───── Data section

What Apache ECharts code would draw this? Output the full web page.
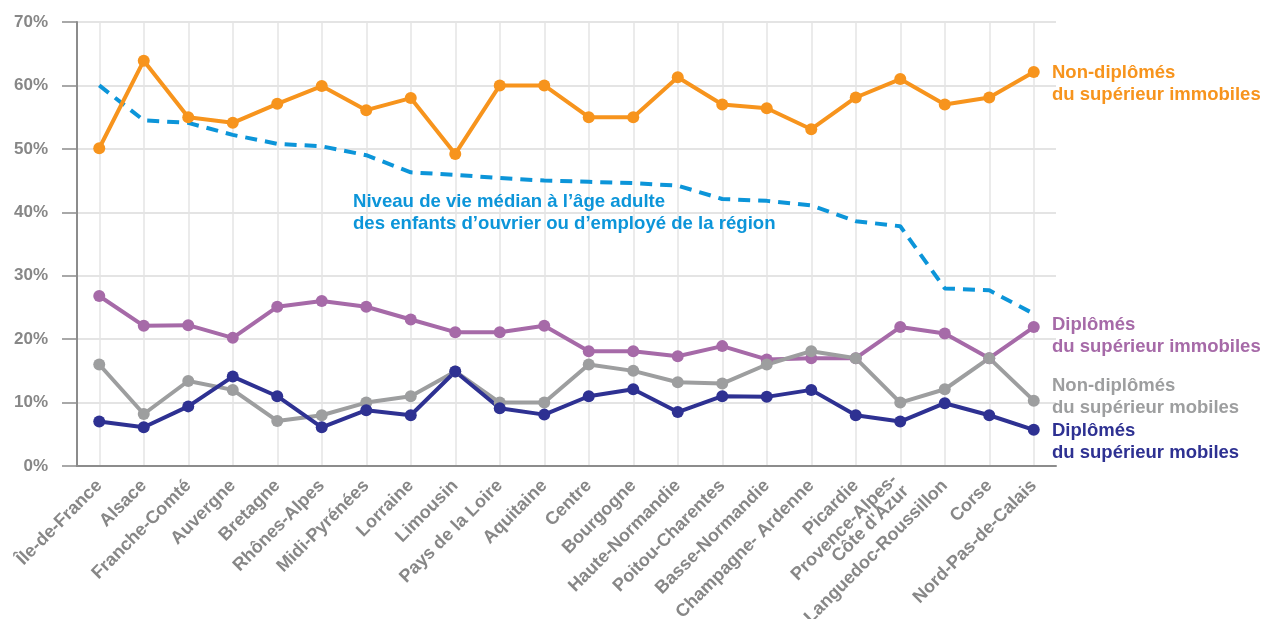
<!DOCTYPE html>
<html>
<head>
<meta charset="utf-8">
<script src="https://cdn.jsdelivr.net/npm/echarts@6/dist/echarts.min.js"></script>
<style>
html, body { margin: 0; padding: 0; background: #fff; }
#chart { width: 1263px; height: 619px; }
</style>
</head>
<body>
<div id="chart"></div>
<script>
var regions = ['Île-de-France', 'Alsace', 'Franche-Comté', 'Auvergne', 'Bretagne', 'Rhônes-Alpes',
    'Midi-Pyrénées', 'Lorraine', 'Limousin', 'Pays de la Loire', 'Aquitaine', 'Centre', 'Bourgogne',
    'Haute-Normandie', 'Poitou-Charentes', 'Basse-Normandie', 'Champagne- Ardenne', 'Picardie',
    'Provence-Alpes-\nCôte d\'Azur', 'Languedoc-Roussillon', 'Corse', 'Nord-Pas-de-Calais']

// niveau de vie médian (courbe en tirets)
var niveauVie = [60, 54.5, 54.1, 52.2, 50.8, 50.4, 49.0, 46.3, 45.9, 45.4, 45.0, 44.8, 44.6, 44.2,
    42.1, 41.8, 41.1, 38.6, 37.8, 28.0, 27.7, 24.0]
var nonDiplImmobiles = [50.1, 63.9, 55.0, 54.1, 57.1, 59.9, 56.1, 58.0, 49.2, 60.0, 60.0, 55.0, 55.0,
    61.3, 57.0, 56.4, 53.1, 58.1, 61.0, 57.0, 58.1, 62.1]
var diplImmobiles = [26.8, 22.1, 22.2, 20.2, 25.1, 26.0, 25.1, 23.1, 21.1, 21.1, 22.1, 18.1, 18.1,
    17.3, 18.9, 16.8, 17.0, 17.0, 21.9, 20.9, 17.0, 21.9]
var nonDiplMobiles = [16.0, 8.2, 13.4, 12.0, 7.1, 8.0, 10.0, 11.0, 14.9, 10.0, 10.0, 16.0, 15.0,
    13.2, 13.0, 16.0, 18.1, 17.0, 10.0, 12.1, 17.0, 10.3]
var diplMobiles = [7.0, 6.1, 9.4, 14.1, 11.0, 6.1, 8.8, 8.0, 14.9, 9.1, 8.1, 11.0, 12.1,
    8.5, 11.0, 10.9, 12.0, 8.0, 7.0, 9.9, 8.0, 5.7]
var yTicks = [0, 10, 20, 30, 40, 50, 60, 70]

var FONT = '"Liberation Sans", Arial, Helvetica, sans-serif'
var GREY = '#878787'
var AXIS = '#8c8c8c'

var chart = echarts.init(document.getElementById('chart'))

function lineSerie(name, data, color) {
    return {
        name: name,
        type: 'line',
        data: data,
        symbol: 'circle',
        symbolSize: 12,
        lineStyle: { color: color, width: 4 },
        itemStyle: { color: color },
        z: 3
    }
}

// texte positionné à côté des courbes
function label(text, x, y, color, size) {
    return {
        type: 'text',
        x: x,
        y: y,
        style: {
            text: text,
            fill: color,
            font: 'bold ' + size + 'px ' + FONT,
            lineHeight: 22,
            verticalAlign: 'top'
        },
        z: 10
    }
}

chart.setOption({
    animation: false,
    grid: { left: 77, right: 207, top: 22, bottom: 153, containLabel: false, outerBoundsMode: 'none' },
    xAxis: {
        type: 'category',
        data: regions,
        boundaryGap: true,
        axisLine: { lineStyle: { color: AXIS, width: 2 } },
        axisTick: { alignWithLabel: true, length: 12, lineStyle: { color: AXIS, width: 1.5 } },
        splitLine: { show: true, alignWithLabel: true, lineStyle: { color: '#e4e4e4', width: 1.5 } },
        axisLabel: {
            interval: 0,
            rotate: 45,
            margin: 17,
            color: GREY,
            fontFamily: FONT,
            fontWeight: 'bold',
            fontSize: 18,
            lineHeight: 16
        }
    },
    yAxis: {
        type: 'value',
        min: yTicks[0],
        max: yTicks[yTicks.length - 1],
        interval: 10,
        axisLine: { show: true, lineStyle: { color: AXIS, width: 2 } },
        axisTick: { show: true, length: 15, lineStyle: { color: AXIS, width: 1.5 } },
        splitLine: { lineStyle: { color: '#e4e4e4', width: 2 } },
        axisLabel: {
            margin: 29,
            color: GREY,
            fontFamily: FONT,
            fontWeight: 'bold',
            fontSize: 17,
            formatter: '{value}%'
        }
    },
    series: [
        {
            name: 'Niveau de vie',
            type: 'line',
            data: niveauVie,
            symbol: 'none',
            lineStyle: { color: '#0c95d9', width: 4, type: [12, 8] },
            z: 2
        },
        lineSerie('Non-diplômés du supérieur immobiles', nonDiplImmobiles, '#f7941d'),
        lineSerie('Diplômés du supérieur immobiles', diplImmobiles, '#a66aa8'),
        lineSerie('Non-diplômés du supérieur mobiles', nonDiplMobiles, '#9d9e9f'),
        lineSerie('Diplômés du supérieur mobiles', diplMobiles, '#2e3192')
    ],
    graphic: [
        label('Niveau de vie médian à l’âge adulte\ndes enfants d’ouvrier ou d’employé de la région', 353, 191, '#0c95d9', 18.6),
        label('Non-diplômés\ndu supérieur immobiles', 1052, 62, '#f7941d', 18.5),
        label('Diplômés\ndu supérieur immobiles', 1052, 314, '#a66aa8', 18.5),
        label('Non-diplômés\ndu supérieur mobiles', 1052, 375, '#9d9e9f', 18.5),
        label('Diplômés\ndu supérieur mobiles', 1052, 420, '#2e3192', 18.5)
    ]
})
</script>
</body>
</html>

──────────

▶ What you have to do
Transcribe all the lines above exactly, apart from the pictures.

▶ Answer to this exercise
What Apache ECharts code would draw this? Output the full web page.
<!DOCTYPE html>
<html>
<head>
<meta charset="utf-8">
<script src="https://cdn.jsdelivr.net/npm/echarts@6/dist/echarts.min.js"></script>
<style>
html, body { margin: 0; padding: 0; background: #fff; }
#chart { width: 1263px; height: 619px; }
</style>
</head>
<body>
<div id="chart"></div>
<script>
var regions = ['Île-de-France', 'Alsace', 'Franche-Comté', 'Auvergne', 'Bretagne', 'Rhônes-Alpes',
    'Midi-Pyrénées', 'Lorraine', 'Limousin', 'Pays de la Loire', 'Aquitaine', 'Centre', 'Bourgogne',
    'Haute-Normandie', 'Poitou-Charentes', 'Basse-Normandie', 'Champagne- Ardenne', 'Picardie',
    'Provence-Alpes-\nCôte d\'Azur', 'Languedoc-Roussillon', 'Corse', 'Nord-Pas-de-Calais']

// niveau de vie médian (courbe en tirets)
var niveauVie = [60, 54.5, 54.1, 52.2, 50.8, 50.4, 49.0, 46.3, 45.9, 45.4, 45.0, 44.8, 44.6, 44.2,
    42.1, 41.8, 41.1, 38.6, 37.8, 28.0, 27.7, 24.0]
var nonDiplImmobiles = [50.1, 63.9, 55.0, 54.1, 57.1, 59.9, 56.1, 58.0, 49.2, 60.0, 60.0, 55.0, 55.0,
    61.3, 57.0, 56.4, 53.1, 58.1, 61.0, 57.0, 58.1, 62.1]
var diplImmobiles = [26.8, 22.1, 22.2, 20.2, 25.1, 26.0, 25.1, 23.1, 21.1, 21.1, 22.1, 18.1, 18.1,
    17.3, 18.9, 16.8, 17.0, 17.0, 21.9, 20.9, 17.0, 21.9]
var nonDiplMobiles = [16.0, 8.2, 13.4, 12.0, 7.1, 8.0, 10.0, 11.0, 14.9, 10.0, 10.0, 16.0, 15.0,
    13.2, 13.0, 16.0, 18.1, 17.0, 10.0, 12.1, 17.0, 10.3]
var diplMobiles = [7.0, 6.1, 9.4, 14.1, 11.0, 6.1, 8.8, 8.0, 14.9, 9.1, 8.1, 11.0, 12.1,
    8.5, 11.0, 10.9, 12.0, 8.0, 7.0, 9.9, 8.0, 5.7]
var yTicks = [0, 10, 20, 30, 40, 50, 60, 70]

var FONT = '"Liberation Sans", Arial, Helvetica, sans-serif'
var GREY = '#878787'
var AXIS = '#8c8c8c'

var chart = echarts.init(document.getElementById('chart'))

function lineSerie(name, data, color) {
    return {
        name: name,
        type: 'line',
        data: data,
        symbol: 'circle',
        symbolSize: 12,
        lineStyle: { color: color, width: 4 },
        itemStyle: { color: color },
        z: 3
    }
}

// texte positionné à côté des courbes
function label(text, x, y, color, size) {
    return {
        type: 'text',
        x: x,
        y: y,
        style: {
            text: text,
            fill: color,
            font: 'bold ' + size + 'px ' + FONT,
            lineHeight: 22,
            verticalAlign: 'top'
        },
        z: 10
    }
}

chart.setOption({
    animation: false,
    grid: { left: 77, right: 207, top: 22, bottom: 153, containLabel: false, outerBoundsMode: 'none' },
    xAxis: {
        type: 'category',
        data: regions,
        boundaryGap: true,
        axisLine: { lineStyle: { color: AXIS, width: 2 } },
        axisTick: { alignWithLabel: true, length: 12, lineStyle: { color: AXIS, width: 1.5 } },
        splitLine: { show: true, alignWithLabel: true, lineStyle: { color: '#e4e4e4', width: 1.5 } },
        axisLabel: {
            interval: 0,
            rotate: 45,
            margin: 17,
            color: GREY,
            fontFamily: FONT,
            fontWeight: 'bold',
            fontSize: 18,
            lineHeight: 16
        }
    },
    yAxis: {
        type: 'value',
        min: yTicks[0],
        max: yTicks[yTicks.length - 1],
        interval: 10,
        axisLine: { show: true, lineStyle: { color: AXIS, width: 2 } },
        axisTick: { show: true, length: 15, lineStyle: { color: AXIS, width: 1.5 } },
        splitLine: { lineStyle: { color: '#e4e4e4', width: 2 } },
        axisLabel: {
            margin: 29,
            color: GREY,
            fontFamily: FONT,
            fontWeight: 'bold',
            fontSize: 17,
            formatter: '{value}%'
        }
    },
    series: [
        {
            name: 'Niveau de vie',
            type: 'line',
            data: niveauVie,
            symbol: 'none',
            lineStyle: { color: '#0c95d9', width: 4, type: [12, 8] },
            z: 2
        },
        lineSerie('Non-diplômés du supérieur immobiles', nonDiplImmobiles, '#f7941d'),
        lineSerie('Diplômés du supérieur immobiles', diplImmobiles, '#a66aa8'),
        lineSerie('Non-diplômés du supérieur mobiles', nonDiplMobiles, '#9d9e9f'),
        lineSerie('Diplômés du supérieur mobiles', diplMobiles, '#2e3192')
    ],
    graphic: [
        label('Niveau de vie médian à l’âge adulte\ndes enfants d’ouvrier ou d’employé de la région', 353, 191, '#0c95d9', 18.6),
        label('Non-diplômés\ndu supérieur immobiles', 1052, 62, '#f7941d', 18.5),
        label('Diplômés\ndu supérieur immobiles', 1052, 314, '#a66aa8', 18.5),
        label('Non-diplômés\ndu supérieur mobiles', 1052, 375, '#9d9e9f', 18.5),
        label('Diplômés\ndu supérieur mobiles', 1052, 420, '#2e3192', 18.5)
    ]
})
</script>
</body>
</html>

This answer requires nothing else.